Training the countryside guardians of tomorrow as apprenticeship donations top £2m - National Trust

Person dry stone walling (National Trust images/Paul Harris)
The Snowdonia appeal supports vital conservation work (National Trust images/Paul Harris)

Some of the UK’s largest conservation organisations have joined forces to find the countryside guardians of tomorrow, as new figures show record amounts have been donated for apprenticeships.

At the start of National Apprenticeship Week (8 – 14 February), eight major land managers, including the National Trust, Natural England, National Park authorities, Canal and River Trust, RSPB, Wildfowl and Wetland Trust, Yorkshire Dales Millennium Trust and Dorset Council, have launched a new government-backed qualification which sees new countryside rangers achieving the equivalent to a foundation degree through on-the-job training.

The new level 4 countryside ranger apprenticeship will help individuals wanting to progress within countryside management, and will help employers looking to hire someone new or upskill existing employees. Once complete, apprentices will be qualified in roles such as countryside, community or recreation rangers, reserve or countryside wardens, estate supervisor or estate and park rangers.

Jonathan Mitchell, Deputy Director for Standards Development at the Institute for Apprenticeships and Technical Education, said “The protection of our natural environment is absolutely crucial work, and the new countryside ranger apprenticeship gives people a great opportunity to work in England’s beautiful countryside. This apprenticeship has grown out of the hard work and dedication of a committed group of employers, who have put their time into making this a reality even in these uncertain and challenging times. The countryside ranger apprenticeship will be particularly exciting news for countryside workers, giving a clear route for progression and a chance to build a career inspiring people to look after our green spaces.”

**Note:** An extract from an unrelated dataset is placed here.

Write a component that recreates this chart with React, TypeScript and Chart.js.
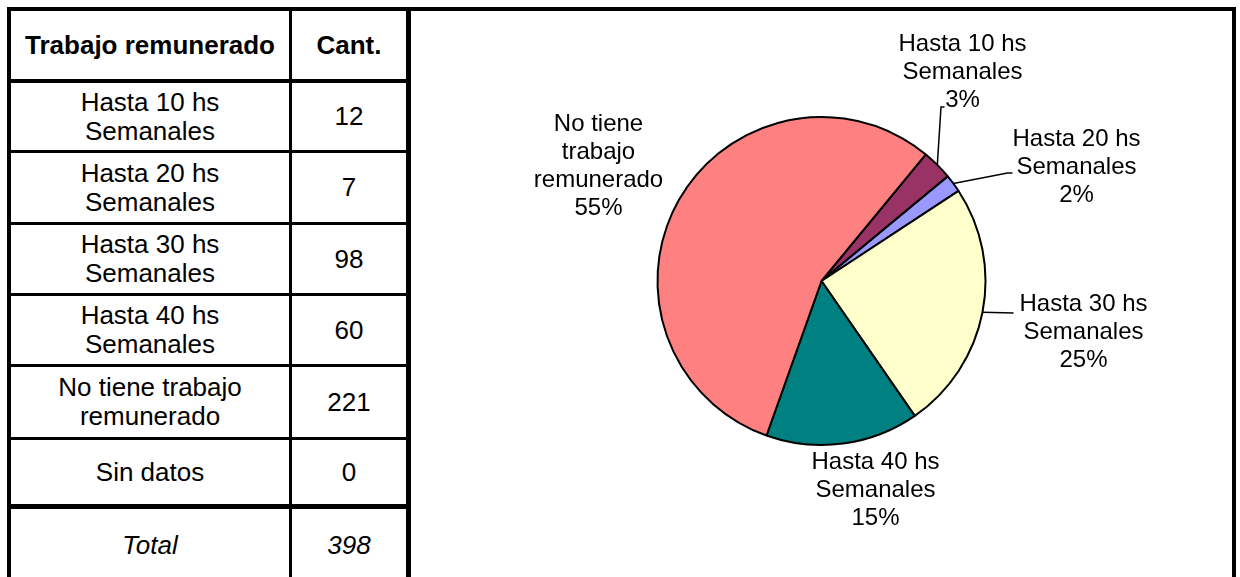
import React, { useEffect, useRef } from "react";
import { Chart, registerables } from "chart.js";

Chart.register(...registerables);

// ---- data ----
const categories = [
  "Hasta 10 hs Semanales",
  "Hasta 20 hs Semanales",
  "Hasta 30 hs Semanales",
  "Hasta 40 hs Semanales",
  "No tiene trabajo remunerado",
  "Sin datos",
];
const counts = [12, 7, 98, 60, 221, 0];
const pctLabels = ["3%", "2%", "25%", "15%", "55%", ""];
const tableLines = [
  ["Hasta 10 hs", "Semanales"],
  ["Hasta 20 hs", "Semanales"],
  ["Hasta 30 hs", "Semanales"],
  ["Hasta 40 hs", "Semanales"],
  ["No tiene trabajo", "remunerado"],
  ["Sin datos"],
];
const chartLabelLines = [
  ["Hasta 10 hs", "Semanales"],
  ["Hasta 20 hs", "Semanales"],
  ["Hasta 30 hs", "Semanales"],
  ["Hasta 40 hs", "Semanales"],
  ["No tiene", "trabajo", "remunerado"],
  [],
];
const headerLabels = ["Trabajo remunerado", "Cant."];
const totalLabel = "Total";

// ---- styles / layout (not data) ----
const sliceColors = ["#993366", "#9999FF", "#FFFFCC", "#008080", "#FF8080", "#CCFFFF"];
const FONT = '"Liberation Sans", Arial, Helvetica, sans-serif';

// label placement relative to pie centre (text centre x, first baseline y), leader points
const labelLayout: { dx: number; dy: number; leader: number[][] | null }[] = [
  { dx: 141, dy: -230, leader: [[119.5, -174], [123, -174]] },
  { dx: 255, dy: -135, leader: [[186, -108], [191, -108]] },
  { dx: 262, dy: 30, leader: [[192, 32]] },
  { dx: 54, dy: 188, leader: null },
  { dx: -223, dy: -150, leader: null },
  { dx: 0, dy: 0, leader: null },
];

const rows = [
  { top: 83, bottom: 150 },
  { top: 153, bottom: 222 },
  { top: 225, bottom: 293 },
  { top: 296, bottom: 364 },
  { top: 367, bottom: 437 },
  { top: 440, bottom: 504 },
];
const headerRow = { top: 11, bottom: 79 };
const totalRow = { top: 509, bottom: 581 };
const col1 = { left: 11, right: 289 };
const col2 = { left: 292, right: 406 };

const hLines = [
  { top: 79, h: 4 },
  { top: 150, h: 3 },
  { top: 222, h: 3 },
  { top: 293, h: 3 },
  { top: 364, h: 3 },
  { top: 437, h: 3 },
  { top: 504, h: 5 },
];

const labelPlugin = {
  id: "pieLabels",
  afterDatasetsDraw(chart: any) {
    const ctx = chart.ctx;
    const meta = chart.getDatasetMeta(0);
    ctx.save();
    ctx.fillStyle = "#000";
    ctx.strokeStyle = "#000";
    ctx.lineWidth = 1.5;
    ctx.font = `24px ${FONT}`;
    ctx.textAlign = "center";
    ctx.textBaseline = "alphabetic";
    meta.data.forEach((arc: any, i: number) => {
      if (!counts[i]) return;
      const lay = labelLayout[i];
      const cx = arc.x;
      const cy = arc.y;
      const mid = (arc.startAngle + arc.endAngle) / 2;
      if (lay.leader) {
        ctx.beginPath();
        ctx.moveTo(cx + Math.cos(mid) * arc.outerRadius, cy + Math.sin(mid) * arc.outerRadius);
        lay.leader.forEach((p) => ctx.lineTo(cx + p[0], cy + p[1]));
        ctx.stroke();
      }
      const lines = [...chartLabelLines[i], pctLabels[i]];
      lines.forEach((t, k) => {
        ctx.fillText(t, cx + lay.dx, cy + lay.dy + k * 28);
      });
    });
    ctx.restore();
  },
};

function PieChart() {
  const ref = useRef<HTMLCanvasElement>(null);
  useEffect(() => {
    if (!ref.current) return;
    const chart = new Chart(ref.current, {
      type: "pie",
      data: {
        labels: categories,
        datasets: [
          {
            data: counts,
            backgroundColor: sliceColors,
            borderColor: "#000",
            borderWidth: 2,
          },
        ],
      },
      options: {
        responsive: false,
        animation: false,
        rotation: 39.5,
        radius: 164,
        layout: { padding: { top: 0, bottom: 26, left: 0, right: 0 } },
        plugins: {
          legend: { display: false },
          tooltip: { enabled: false },
        },
      },
      plugins: [labelPlugin],
    });
    return () => chart.destroy();
  }, []);
  return (
    <canvas
      ref={ref}
      width={821}
      height={566}
      style={{ position: "absolute", left: 411, top: 11, width: 821, height: 566 }}
    />
  );
}

function Cell(props: {
  left: number;
  right: number;
  top: number;
  bottom: number;
  bold?: boolean;
  italic?: boolean;
  children: React.ReactNode;
}) {
  return (
    <div
      style={{
        position: "absolute",
        left: props.left,
        top: props.top,
        width: props.right - props.left,
        height: props.bottom - props.top,
        display: "flex",
        alignItems: "center",
        justifyContent: "center",
        textAlign: "center",
        fontFamily: FONT,
        fontSize: 26,
        lineHeight: "29px",
        fontWeight: props.bold ? "bold" : "normal",
        fontStyle: props.italic ? "italic" : "normal",
        color: "#000",
        whiteSpace: "nowrap",
      }}
    >
      <div>{props.children}</div>
    </div>
  );
}

const blk = (left: number, top: number, width: number, height: number, key: string) => (
  <div
    key={key}
    style={{ position: "absolute", left, top, width, height, background: "#000" }}
  />
);

export default function App() {
  const total = counts.reduce((a, b) => a + b, 0);
  return (
    <div
      style={{
        position: "absolute",
        left: 0,
        top: 0,
        width: 1240,
        height: 577,
        overflow: "hidden",
        background: "#fff",
      }}
    >
      <Cell {...col1} {...headerRow} bold>
        {headerLabels[0]}
      </Cell>
      <Cell {...col2} {...headerRow} bold>
        {headerLabels[1]}
      </Cell>
      {rows.map((r, i) => (
        <React.Fragment key={i}>
          <Cell {...col1} {...r}>
            {tableLines[i].map((t, k) => (
              <div key={k}>{t}</div>
            ))}
          </Cell>
          <Cell {...col2} {...r}>
            {counts[i]}
          </Cell>
        </React.Fragment>
      ))}
      <Cell {...col1} {...totalRow} italic>
        {totalLabel}
      </Cell>
      <Cell {...col2} {...totalRow} italic>
        {total}
      </Cell>

      <PieChart />

      {blk(7, 7, 1229, 4, "top")}
      {blk(7, 7, 4, 570, "left")}
      {blk(289, 7, 3, 570, "col")}
      {blk(406, 7, 5, 570, "tright")}
      {blk(1232, 7, 4, 570, "cright")}
      {hLines.map((l, i) => blk(7, l.top, 404, l.h, "h" + i))}
    </div>
  );
}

Employers, training providers and professional bodies from across the countryside management sector have helped design and develop the new qualification as part of the Countryside Ranger Trailblazer group, led by National Trust Dartmoor ranger Demelza Hyde.

She said: “This is an exciting opportunity for people with some prior knowledge and experience to gain a qualification, additional knowledge and skills to help progress their career in countryside management. Our new standard has been developed over the last 20 months by specialists from our industry. It is tailored to the specifics of a ranger job role and more in-line with employers’ needs.”